In Nederland hadden we al geboekt voor “whale-watching” en zou die zaterdag plaatsvinden, maar kon door onbekende redenen niet doorgaan. Omdat wij dat al in Nederland betaald hadden, was de enige andere mogelijkheid de zondag. Bij de haven aangekomen, kregen we eerst informatie over wat wij te zien zouden (kunnen) krijgen. Walvissen, dolfijnen, vliegende vissen, etc. En hoorden we, hoe wij ons dan in de boot moesten gedragen om ervoor te zorgen dat die dieren niet schrokken.
Daarna met zwemvest de boot in, om 3 uur lang op zee rond te varen. We vertrokken met zon.
Maar na een kwartier op zee betrok de lucht en begon het behoorlijk hard te waaien.
We hebben natuurlijk geen walvis, of welk soort andere vis gezien. Ik vond het op dat moment zelf ook te koud om daar te zijn. Maar ik, krentenkakker had er voor betaald, dus…. ;-)

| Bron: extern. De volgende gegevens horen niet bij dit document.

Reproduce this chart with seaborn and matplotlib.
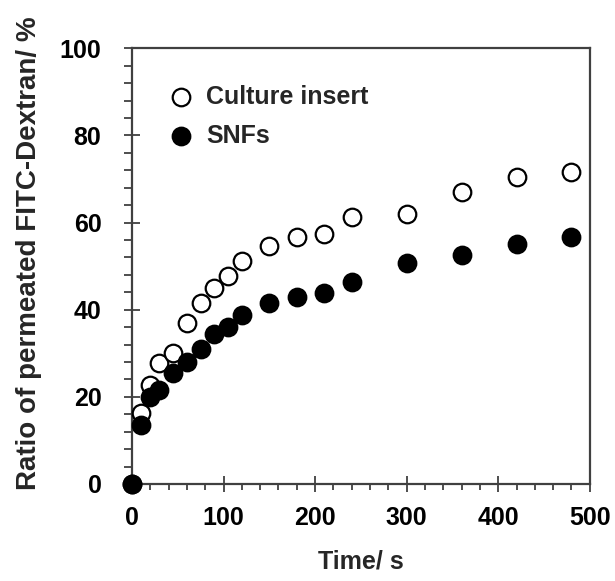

Deze vakantie eindigde tenslotte erg tam en zo moet ik eigenlijk ook te terugvlucht betitelen. We vlogen terug met een (volgens mij ook de enige) Boeing 737 van de SATA. Voor ons zat een stel, waarvan hij vertelde wat er op die eilanden te zien was en wat je moest doen als je er weer heen ging. Zij schoot alles af wat hij vertelde, want -zo zei ze- dat heb je zelf nog niet gedaan. Ben eigenlijk best benieuwd hoe lang dat huwelijk nog stand houd.